Le Fenil Gallery
Stéphane Erouane Dumas
"Cliffs"
published at 15/11/2018
Stéphane Erouane Dumas’s work reveals the marks of time visible in the different strata on the chalky cliffs in Normandy, which he has been relentlessly painting for years. Into the subject matter he weaves a composition pitted with crevices that are given subtle depth through the play of light and varying tonality. Over time a strange alchemy has emerged between the painter and his subject – captured on the canvas using pigments, marble powder and hide glue that are by turns scratched and rubbed out then worked over to obtain the desired variations of transparency and matter. “My technique is visual above all. I have to be able to feel the power of the subject – the subject needs to give something to me so that I can give in turn, thus offering up my own vision.” Stéphane Erouane Dumas
“Stéphane Erouane Dumas’s work has absence in its grasp. A bare, avid absence which makes whatever revolves blindly around the illusions of the world vanish within. Each painting perpetuates a single moment in an accomplishment that is always imminent, always put off. Something unsettling and unprecedented takes root, akin to the unthinkable beginnings of the world. In the beginning, there were cliffs, and the slow breathing of the outside ... In the veils of the work, in its many folds, drawn-out tension can be glimpsed – the sheer density of the ultimate matter – right down to its immobile creaking, the muffled presence of convulsive springs, suddenly gushing forth after centuries underground, where the hidden forces of the deep mind reside, under the weightless scalpel of distant glimmers.” Christian Noorbergen, 2010.
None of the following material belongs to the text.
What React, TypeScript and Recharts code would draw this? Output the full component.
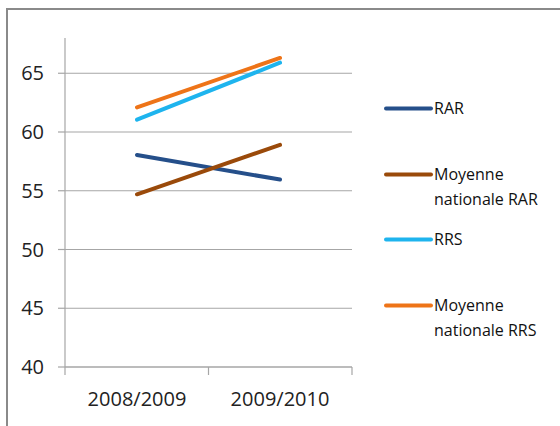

“The artist is inspired by his familiarity with the colossal features of the Seine Maritime landscape, which encourages him to come up with a monumental project out of all proportion. Much like the Renaissance artists who were obliged to invent the process that would enable them to design their frescoes before even picking up a single brush, Dumas has spent many weeks developing a system of scaffolding, cables and pulleys for painting twenty-nine panels measuring one metre thirty wide and almost four metres high in his studio in Paris and the one in Normandy, for testing paper qualities before settling for the three hundred gram Canson Montval, and for carefully documenting the scattered elements so as to connect them as closely as possible to the desired graphic undulation. This work took two years to complete. Dumas began with graphite line drawings and then a colour template. He then got down to painting: after long hours spent in the studios, the gigantic panels of oil painting – vertical pieces of this giant puzzle thirty-eight metres long – finally stood complete, one after the other in an abstraction the colour of chalk, the red sun, the white sun and lichen.” Alice Morgaine
BIOGRAPHICAL NOTES
Stéphane-Erouane DUMAS
FRANCE
Born in Boulogne Billancourt, France, on 12 April 1958, Stéphane Erouane Dumas graduated from the École Nationale Supérieure des Arts Décoratifs de Paris. He splits his time living and working in Paris and Normandy.
He has also illustrated a number of Fata Morgana publications including Les Rougets by André Pieyre de Mandiargues in 2004, L’enfant qui ne comprend pas by Henri Thomas in 2006, Parfums by Eryck de Rubercy (2009) and Écrit à Carrouge by Gustave Roud (2011).
An immensely talented artist and painter, he has often been invited to present his work across Europe for personal exhibition.